- Stored rows:
....
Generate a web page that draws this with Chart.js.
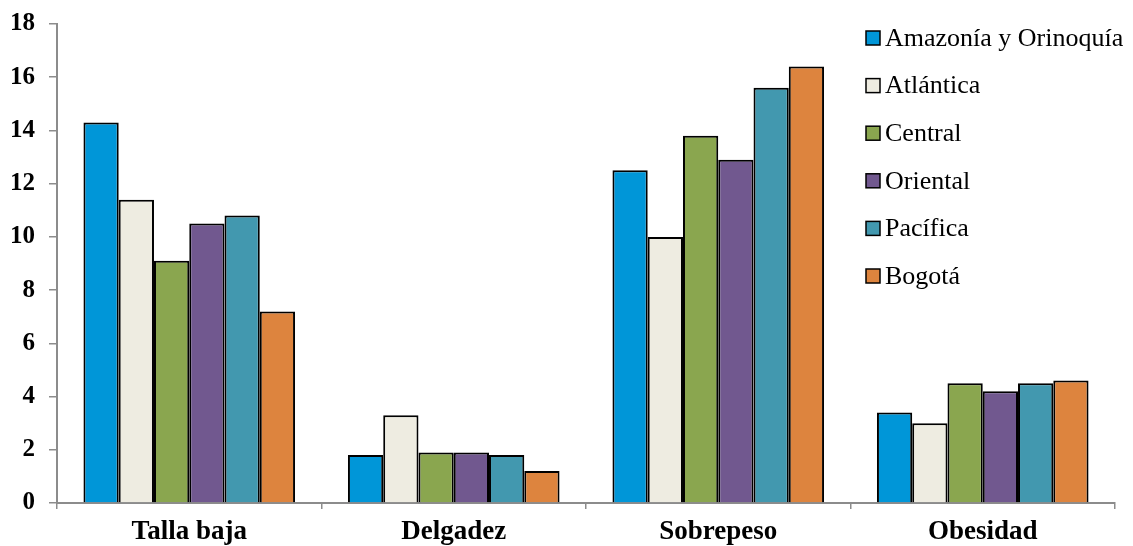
<!DOCTYPE html>
<html>
<head>
<meta charset="utf-8">
<script src="https://cdn.jsdelivr.net/npm/chart.js@4.4.1/dist/chart.umd.min.js"></script>
<style>
  html, body { margin: 0; padding: 0; background: #fff; }
  #wrap { width: 1133px; height: 546px; }
</style>
</head>
<body>
<div id="wrap"><canvas id="c" width="1133" height="546"></canvas></div>
<script>
// Indicadores nutricionales por región (%)
const categories = ['Talla baja', 'Delgadez', 'Sobrepeso', 'Obesidad'];
const regions = ['Amazonía y Orinoquía', 'Atlántica', 'Central', 'Oriental', 'Pacífica', 'Bogotá'];
const amazonia  = [14.3, 1.8, 12.5, 3.4];
const atlantica = [11.4, 3.3, 10.0, 3.0];
const central   = [9.1, 1.9, 13.8, 4.5];
const oriental  = [10.5, 1.9, 12.9, 4.2];
const pacifica  = [10.8, 1.8, 15.6, 4.5];
const bogota    = [7.2, 1.2, 16.4, 4.6];
const yTicks = [0, 2, 4, 6, 8, 10, 12, 14, 16, 18];

const seriesValues = [amazonia, atlantica, central, oriental, pacifica, bogota];
const colors = ['#0096D8', '#EEECE1', '#8AA64F', '#71588F', '#4298AF', '#DD843E'];

const serif = "'Liberation Serif', 'Times New Roman', serif";

// Legend drawn inside the plot area, top right
const insideLegend = {
  id: 'insideLegend',
  afterDraw(chart) {
    const ctx = chart.ctx;
    ctx.save();
    ctx.font = '26px ' + serif;
    ctx.textBaseline = 'middle';
    chart.data.datasets.forEach((ds, i) => {
      const y = 38 + i * 47.6;
      ctx.fillStyle = ds.backgroundColor;
      ctx.fillRect(866, y - 7, 14, 14);
      ctx.lineWidth = 1.5;
      ctx.strokeStyle = '#000';
      ctx.strokeRect(866, y - 7, 14, 14);
      ctx.fillStyle = '#000';
      ctx.fillText(ds.label, 885, y + 1);
    });
    ctx.restore();
  }
};

new Chart(document.getElementById('c'), {
  type: 'bar',
  data: {
    labels: categories,
    datasets: regions.map((name, i) => ({
      label: name,
      data: seriesValues[i],
      backgroundColor: colors[i],
      borderColor: '#000',
      borderWidth: 2,
      borderSkipped: 'bottom',
      categoryPercentage: 0.8,
      barPercentage: 1.0
    }))
  },
  options: {
    responsive: false,
    animation: false,
    devicePixelRatio: 1,
    layout: { padding: { top: 24, right: 18, left: 0, bottom: 0 } },
    plugins: {
      legend: { display: false },
      tooltip: { enabled: false }
    },
    scales: {
      x: {
        offset: true,
        grid: {
          offset: true,
          drawOnChartArea: false,
          drawTicks: true,
          tickLength: 6,
          color: '#8C8C8C',
          lineWidth: 1.5
        },
        border: { display: true, color: '#8C8C8C', width: 2 },
        ticks: {
          color: '#000',
          padding: 7,
          font: { family: serif, size: 27, weight: 'bold' },
          maxRotation: 0
        },
        afterFit(scale) {
          scale.height = 43;
          scale.paddingLeft = 0;
          scale.paddingRight = 0;
        }
      },
      y: {
        min: 0,
        max: 18,
        afterBuildTicks(scale) { scale.ticks = yTicks.map(v => ({ value: v })); },
        grid: {
          drawOnChartArea: false,
          drawTicks: true,
          tickLength: 8,
          color: '#8C8C8C',
          lineWidth: 1.5
        },
        border: { display: true, color: '#8C8C8C', width: 2 },
        ticks: {
          color: '#000',
          padding: 14,
          font: { family: serif, size: 25, weight: 'bold' }
        },
        afterFit(scale) {
          scale.width = 57;
          scale.paddingTop = 0;
          scale.paddingBottom = 0;
        }
      }
    }
  },
  plugins: [insideLegend]
});
</script>
</body>
</html>
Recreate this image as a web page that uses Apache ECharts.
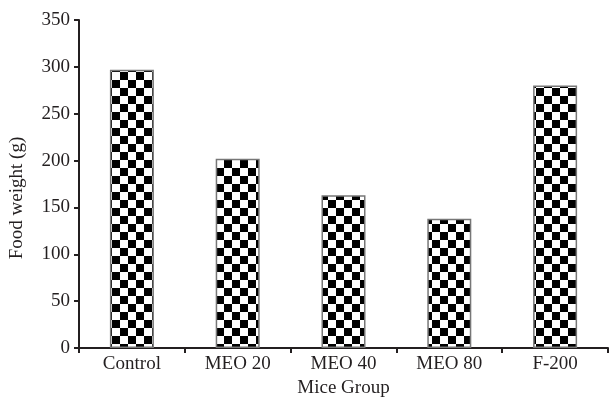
<!DOCTYPE html>
<html>
<head>
<meta charset="utf-8">
<script src="https://cdn.jsdelivr.net/npm/echarts@6/dist/echarts.min.js"></script>
<style>
html,body{margin:0;padding:0;background:#fff;}
#chart{width:613px;height:404px;}
</style>
</head>
<body>
<div id="chart"></div>
<script>
const categories = ['Control', 'MEO 20', 'MEO 40', 'MEO 80', 'F-200'];
const foodWeight = [297, 202, 163, 138, 280];
const yTicks = { min: 0, max: 350, interval: 50 };

const tile = document.createElement('canvas');
tile.width = 16; tile.height = 16;
const ctx = tile.getContext('2d');
ctx.fillStyle = '#ffffff';
ctx.fillRect(0, 0, 16, 16);
ctx.fillStyle = '#000000';
ctx.fillRect(0, 0, 8, 8);
ctx.fillRect(8, 8, 8, 8);

const font = '"Liberation Serif", "Times New Roman", serif';
const txt = '#231f20';
const chart = echarts.init(document.getElementById('chart'));
chart.setOption({
  backgroundColor: '#fff',
  animation: false,
  grid: { left: 78, right: 5, top: 20, bottom: 56 },
  xAxis: {
    type: 'category',
    data: categories,
    name: 'Mice Group',
    nameLocation: 'middle',
    nameGap: 30,
    nameTextStyle: { fontFamily: font, fontSize: 19, color: txt },
    axisLine: { lineStyle: { color: '#231f20', width: 2 } },
    axisTick: { show: true, length: 5, lineStyle: { color: '#231f20', width: 2 } },
    axisLabel: { fontFamily: font, fontSize: 19, color: txt, margin: 7 },
    splitLine: { show: false }
  },
  yAxis: {
    type: 'value',
    min: yTicks.min, max: yTicks.max, interval: yTicks.interval,
    name: 'Food weight (g)',
    nameLocation: 'middle',
    nameGap: 52,
    nameTextStyle: { fontFamily: font, fontSize: 19, color: txt, padding: [0, 28, 0, 0] },
    axisLine: { show: true, lineStyle: { color: '#231f20', width: 2 } },
    axisTick: { show: true, length: 5, lineStyle: { color: '#231f20', width: 2 } },
    axisLabel: { fontFamily: font, fontSize: 19, color: txt, margin: 9 },
    splitLine: { show: false }
  },
  series: [{
    type: 'bar',
    data: foodWeight,
    barWidth: 44,
    itemStyle: {
      color: { image: tile, repeat: 'repeat' },
      borderColor: '#777',
      borderWidth: 1.5
    }
  }]
});
</script>
</body>
</html>
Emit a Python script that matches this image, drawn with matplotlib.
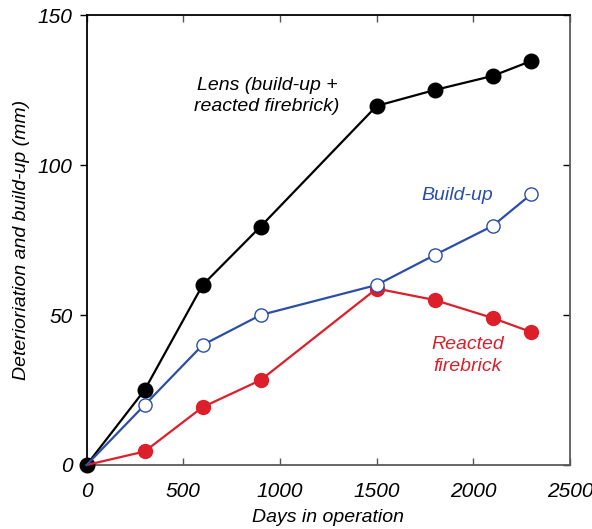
import matplotlib
matplotlib.use("Agg")
from matplotlib import pyplot as plt

days = [0, 300, 600, 900, 1500, 1800, 2100, 2300]
lens = [0, 25, 60, 79.5, 119.7, 125, 129.7, 134.7]
buildup = [0, 20, 40, 50, 60, 70, 79.7, 90.3]
firebrick = [0, 4.5, 19.3, 28.3, 58.8, 55, 49, 44.3]

xticks = [0, 500, 1000, 1500, 2000, 2500]
yticks = [0, 50, 100, 150]

BLACK = '#000000'
BLUE = '#2b4ea6'
RED = '#dc1f2b'

plt.rcParams['font.family'] = ['Liberation Sans', 'DejaVu Sans']

fig = plt.figure(figsize=(5.92, 5.29), dpi=100)
ax = fig.add_axes([0.1463, 0.121, 0.8166, 0.8506])

# origin point shows only the black dot, the other two lines run over it
rest = list(range(1, len(days)))
ax.plot(days, lens, color=BLACK, lw=1.6, marker='o', ms=10.5,
        mfc=BLACK, mec=BLACK, zorder=3, clip_on=False)
ax.plot(days, firebrick, color=RED, lw=1.6, marker='o', ms=10, markevery=rest,
        mfc=RED, mec=RED, zorder=4, clip_on=False)
ax.plot(days, buildup, color=BLUE, lw=1.6, marker='o', ms=9.5, markevery=rest,
        mfc='white', mec=BLUE, mew=1.0, zorder=5, clip_on=False)

ax.set_xlim(0, 2500)
ax.set_ylim(0, 150)
ax.set_xticks(xticks)
ax.set_yticks(yticks)

ax.tick_params(axis='x', which='both', direction='in', top=True, bottom=True,
               length=5, width=1, color='#555555', pad=12, labelsize=15)
ax.tick_params(axis='y', which='both', direction='out', left=True, right=False,
               length=5, width=1, pad=5, labelsize=15)
for lbl in ax.get_xticklabels() + ax.get_yticklabels():
    lbl.set_style('italic')

# right side ticks point inward
sec = ax.secondary_yaxis('right')
sec.set_yticks(yticks)
sec.tick_params(direction='in', length=5, width=1, labelright=False)
sec.spines['right'].set_visible(False)

ax.spines['left'].set_color(BLACK)
ax.spines['top'].set_color(BLACK)
ax.spines['bottom'].set_color('#5a5a5a')
ax.spines['right'].set_color('#5a5a5a')
for s in ax.spines.values():
    s.set_linewidth(1.3)

ax.set_xlabel('Days in operation', fontsize=14, style='italic', labelpad=6)
ax.set_ylabel('Deterioriation and build-up (mm)', fontsize=14, style='italic')
ax.yaxis.set_label_coords(-0.118, 0.5)

ax.text(933, 123, 'Lens (build-up +\nreacted firebrick)', color=BLACK, fontsize=14,
        style='italic', ha='center', va='center', linespacing=1.35)
ax.text(1918, 90, 'Build-up', color=BLUE, fontsize=14, style='italic',
        ha='center', va='center')
ax.text(1969, 36.5, 'Reacted\nfirebrick', color=RED, fontsize=14, style='italic',
        ha='center', va='center', linespacing=1.35)

plt.savefig('out.png', dpi=100)
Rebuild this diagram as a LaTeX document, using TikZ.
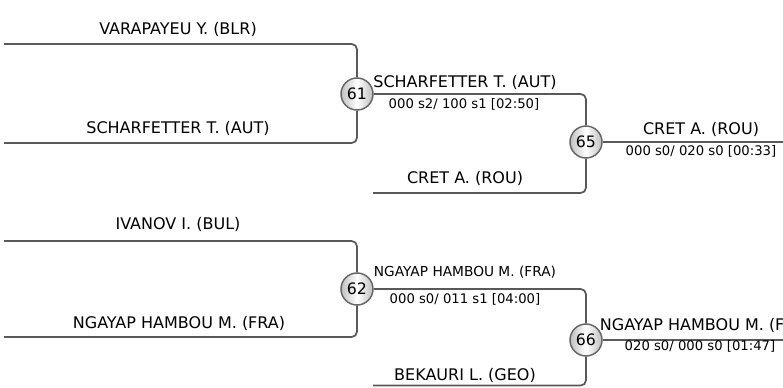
\documentclass[tikz,border=0pt]{standalone}
\usepackage{fontspec}
\setmainfont{DejaVu Sans}
\begin{document}
\begin{tikzpicture}[x=0.75pt,y=-0.75pt,
  wire/.style={draw=black!65,line width=1.3pt,rounded corners=4pt},
  match/.style={circle,draw=black!60,line width=1.1pt,minimum size=24pt,inner sep=0pt,
     left color=black!25,right color=black!25,middle color=white,font=\fontsize{11.8}{13}\selectfont},
  big/.style={anchor=base,inner sep=0pt,font=\fontsize{12}{13}\selectfont,text=black},
  small/.style={anchor=base,inner sep=0pt,font=\fontsize{9.9}{11}\selectfont,text=black},
  smallname/.style={anchor=base,inner sep=0pt,font=\fontsize{10.3}{11}\selectfont,text=black}]
\useasboundingbox (0,0) rectangle (783,387);
\clip (0,0) rectangle (783,387);
% match nodes
\node[match] (m61) at (357,94) {61};
\node[match] (m62) at (357,289) {62};
\node[match] (m65) at (586,142) {65};
\node[match] (m66) at (586,340) {66};
% free ends
\coordinate (a1) at (4,44);
\coordinate (a2) at (4,143);
\coordinate (b1) at (4,241);
\coordinate (b2) at (4,337);
\coordinate (c2) at (373,193);
\coordinate (c4) at (373,385.5);
\coordinate (e65) at (785,142);
\coordinate (e66) at (785,340);
% connectors
\draw[wire] (a1) -| (m61);
\draw[wire] (a2) -| (m61);
\draw[wire] (b1) -| (m62);
\draw[wire] (b2) -| (m62);
\draw[wire] (m61) -| (m65);
\draw[wire] (c2) -| (m65);
\draw[wire] (m62) -| (m66);
\draw[wire] (c4) -| (m66);
\draw[wire] (m65) -- (e65);
\draw[wire] (m66) -- (e66);
% labels
\node[big] (t1) at (178,34) {VARAPAYEU Y. (BLR)};
\node[big] (t2) at (178,133) {SCHARFETTER T. (AUT)};
\node[big] (t3) at (465,87) {SCHARFETTER T. (AUT)};
\node[small] (s3) at (464,108) {000 s2/ 100 s1 [02:50]};
\node[big] (t4) at (465,183) {CRET A. (ROU)};
\node[big] (t5) at (701,134) {CRET A. (ROU)};
\node[small] (s5) at (701,155) {000 s0/ 020 s0 [00:33]};
\node[big] (t6) at (178,229) {IVANOV I. (BUL)};
\node[big] (t7) at (179,328) {NGAYAP HAMBOU M. (FRA)};
\node[smallname] (t8) at (465,276) {NGAYAP HAMBOU M. (FRA)};
\node[small] (s8) at (465,303) {000 s0/ 011 s1 [04:00]};
\node[big] (t9) at (465,380) {BEKAURI L. (GEO)};
\node[big] (t10) at (706,330) {NGAYAP HAMBOU M. (FRA)};
\node[small] (s10) at (700,350) {020 s0/ 000 s0 [01:47]};
\end{tikzpicture}
\end{document}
....
- What you will do: Leave out the pictures and give again exactly the lines from the one with "Emit a Python" through the one with "RED = '#dc1f2b'", and no others.

- Response:
Emit a Python script that matches this image, drawn with matplotlib.
import matplotlib
matplotlib.use("Agg")
from matplotlib import pyplot as plt

days = [0, 300, 600, 900, 1500, 1800, 2100, 2300]
lens = [0, 25, 60, 79.5, 119.7, 125, 129.7, 134.7]
buildup = [0, 20, 40, 50, 60, 70, 79.7, 90.3]
firebrick = [0, 4.5, 19.3, 28.3, 58.8, 55, 49, 44.3]

xticks = [0, 500, 1000, 1500, 2000, 2500]
yticks = [0, 50, 100, 150]

BLACK = '#000000'
BLUE = '#2b4ea6'
RED = '#dc1f2b'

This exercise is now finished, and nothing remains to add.